Sunday, December 27, 2009

Chucking It in the New Year

Sitting at my computer, I am surrounded by all of this stuff. The accumulation of important papers, junk mail, and other things that build up in my daily life. As I look at all of it, the question is, how did I end up here - again?

Yet, I am loathe to participate in one of the most common lemming sports - setting New Year resolutions. This time of year, you hear it almost as often as the Salvation Army bells ringing. Friends, family and complete strangers all get on a kick of sharing how their lives will change - as soon as the new year rolls in. They are going to lose that weight, clean the garage, get that promotion, etc, etc, etc...

I say just chuck it all! Take those New Year resolutions and throw them out with the dried up tree and wrapping paper. Why spend this year feeling the pressure and guilt of all the years past - again?

Don't resolve to do anything, especially not something that will have to be monitored and nurtured for a whole year.

Instead, make little choices everyday. Smile at the cashier who has been on her feet for hours. Remember the name of your server at dinner. Choose the broccoli instead of fries every now and again. Take a walk down the block and maybe even around it. Find a moment to rest your spirit. And most of all be thankful and thank others.

Monday, December 14, 2009

When Did I Change?

A few months ago, I changed positions within my company. It was a good move, and I have to admit that I like what I'm doing and the people I work with. One of the benefits of my new job is that I get to work out of my home office when I'm not traveling. This is great for convenience, comfort, and the occasional load of laundry, but lousy for inter-work socializing.

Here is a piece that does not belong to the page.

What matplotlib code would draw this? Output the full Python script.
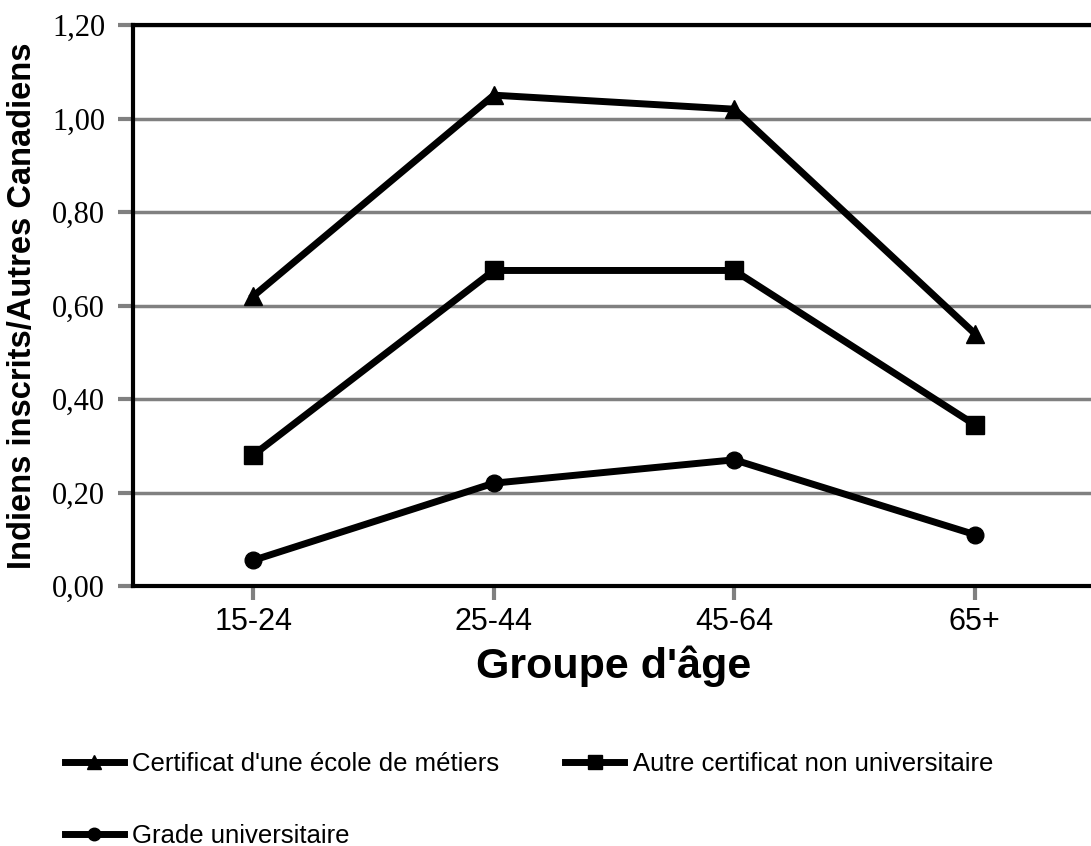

Which gets me to my thoughts. Today, I attended a holiday get-together at the office. The people attending I've known from 1 to 10 years. Many of them, I watched start their first day at the company or have known for my entire career. Yet today, I felt like I was on the outside looking in. The information they were delivering in the meeting portion had nothing to do with my current job. I was surprised at the number of new initiatives developed in a short span of months. Most of all, I wasn't an insider anymore to the personal lives and jokes.

It surprised me. It even made me a little sad.

I realized that we each become part of the culture we are immersed in at that time. Lemmings within our own microcosm and part of the greater macrocosm of the companies we work for. And for a moment, I missed the lemming I used to be.

Saturday, March 14, 2009

Standing at the Edge

So now we are poised at the edge of our chosen cliff. What next?

If true lemming mentality exists, we wait. We wait to see what those around us will do. Will they stay still and watch the sunset? Will they run forward and leap to a new adventure? Or, will they simply turn around and return to their current existense, untouched by the opportunities avoided.

And then, we choose. We can follow the other lemmings. Or, we can make our own decision, separate from the group and become a lead lemming.

My life has been a series of cliff ledges. Most often I have been content to watch the sunset. Then life happens, and I find myself with things changing around me waiting for the result. It is easy to live this way and more often than not, things work out well. However, recent events are moving me to believe that eventually I will need to become the lead lemming in my own drama. There is comfortable and then there is the rut. Up til now, I have been comfortable. But that comfort is starting to look a lot like a rut. So how do I "buck up" and take the lead position?